Saturday, April 21, 2007

exile in wurkville

I've never felt so alienated and stressed out by incompetent coworkers before.

This place, this shitty ass, sucky place, and the dumb asses I have to work with, makes me want to cry just about every day while I'm there.

Yesterday, I found myself blinking back tears in a patient's room, and had to step into the bathroom to wipe my eyes and set my shoulders, and breeze back in the room pretending this lacrimal duct dysfunction was due to me obviously cutting onions at the nurses' station like five seconds before stepping into his room. He was such a nice guy, but I was getting shoddy indifference from a secretary, shit on by the nurse manager again, feeling like I was drowning in my own shit, which I was.

By four o'clock in the afternoon, all I could think of was going home, going to my freezer, and starting in on a bottle of vodka. I swear to God, it's gotten that bad.

Worse yet, the only friends and family that understand I'm going through hell are hundreds of miles away. I have no idea how the hell I'm going to keep it together to work another assignment, unless things are drastically better in health care in the pacific northwest. I hold out a thimbleful of hope, but don't dare to go beyond that.

Mostly, I'm hoping I can resist learning enough Latin to start swearing fluently at these assholes at work, and getting locked up in a psych ward for an "evaluation of expressive aphasia and brief lost of contact with reality."

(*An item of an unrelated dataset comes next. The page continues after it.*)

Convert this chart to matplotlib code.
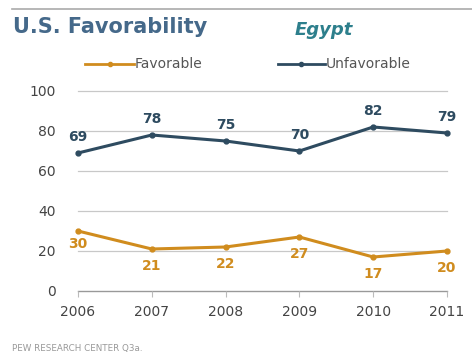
import matplotlib
matplotlib.use("Agg")
import matplotlib.pyplot as plt
from matplotlib.lines import Line2D

years = [2006, 2007, 2008, 2009, 2010, 2011]
favorable = [30, 21, 22, 27, 17, 20]
unfavorable = [69, 78, 75, 70, 82, 79]
y_ticks = [0, 20, 40, 60, 80, 100]

fav_color = "#d08c1e"
unf_color = "#2e4b60"
tick_color = "#444444"

fig = plt.figure(figsize=(4.72, 3.54), dpi=100)
W, H = 472, 354
ax = fig.add_axes([78 / W, 1 - 291 / H, (447 - 78) / W, (291 - 91) / H])

ax.plot(years, unfavorable, color=unf_color, lw=2.2, marker="o", ms=3.5)
ax.plot(years, favorable, color=fav_color, lw=2.2, marker="o", ms=3.5)

for x, v in zip(years, unfavorable):
    ax.annotate(str(v), (x, v), xytext=(0, 11.5), textcoords="offset points",
                ha="center", va="center", color=unf_color, fontsize=10,
                fontweight="bold")
for x, v in zip(years, favorable):
    off = -9.5 if x == 2006 else -12
    ax.annotate(str(v), (x, v), xytext=(0, off), textcoords="offset points",
                ha="center", va="center", color=fav_color, fontsize=10,
                fontweight="bold")

ax.set_xlim(2006, 2011)
ax.set_ylim(0, 100)
ax.set_yticks(y_ticks)
ax.set_xticks(years)
ax.set_yticklabels([str(t) for t in y_ticks], color=tick_color, fontsize=10)
ax.set_xticklabels([str(y) for y in years], color=tick_color, fontsize=10)
ax.tick_params(axis="y", length=0, pad=16)
ax.tick_params(axis="x", length=4, color="#bbbbbb", pad=6, direction="out")
for t in y_ticks[1:]:
    ax.axhline(t, color="#c8c8c8", lw=0.9, zorder=0)
ax.axhline(0, color="#999999", lw=1.0, zorder=0)
for s in ax.spines.values():
    s.set_visible(False)
ax.set_facecolor("none")
for l in ax.lines:
    l.set_clip_on(False)

# top rule
fig.add_artist(Line2D([12 / W, 1], [1 - 9 / H, 1 - 9 / H], color="#aaaaaa", lw=1.2))

fig.text(13 / W, 1 - 27 / H, "U.S. Favorability", fontsize=15, fontweight="bold",
         color="#45698a", va="center", ha="left")
fig.text(295 / W, 1 - 30 / H, "Egypt", fontsize=13, fontweight="bold", style="italic",
         color="#2d7f8c", va="center", ha="left")

# legend
ly = 1 - 64 / H
fig.add_artist(Line2D([85 / W, 134 / W], [ly, ly], color=fav_color, lw=2))
fig.add_artist(Line2D([110 / W], [ly], color=fav_color, marker="o", ms=3))
fig.text(135 / W, ly, "Favorable", fontsize=10, color="#555555", va="center", ha="left")
fig.add_artist(Line2D([278 / W, 325 / W], [ly, ly], color=unf_color, lw=2))
fig.add_artist(Line2D([301 / W], [ly], color=unf_color, marker="o", ms=3))
fig.text(326 / W, ly, "Unfavorable", fontsize=10, color="#555555", va="center", ha="left")

fig.text(12 / W, 1 - 348 / H, "PEW RESEARCH CENTER Q3a.", fontsize=6.3,
         color="#999999", va="center", ha="left")

fig.savefig("out.png", dpi=100)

I'm losing it. (Or, I fear I've already lost it, and am never going to find it again.)

2 comments:

Zwieblein said...

If I'm lucky enough on my next move to find a place like the one I had in Nashville, there might at least be basement space-- you could just go (literally) underground and knit subversive clothing while detoxing during the time it takes me to write the dissertation.

Ziggy said...

Wow, Katy! There's a deal! I promise I won't agonize over the fake stress of my wedding planning, and how emotionally draining it is to choose party favors and create seating arrangements, like some of the dipshits I work with currently, who wouldn't know the meaning of emotional and intellectual substance if came and bit them in their bustled, cathedral train asses.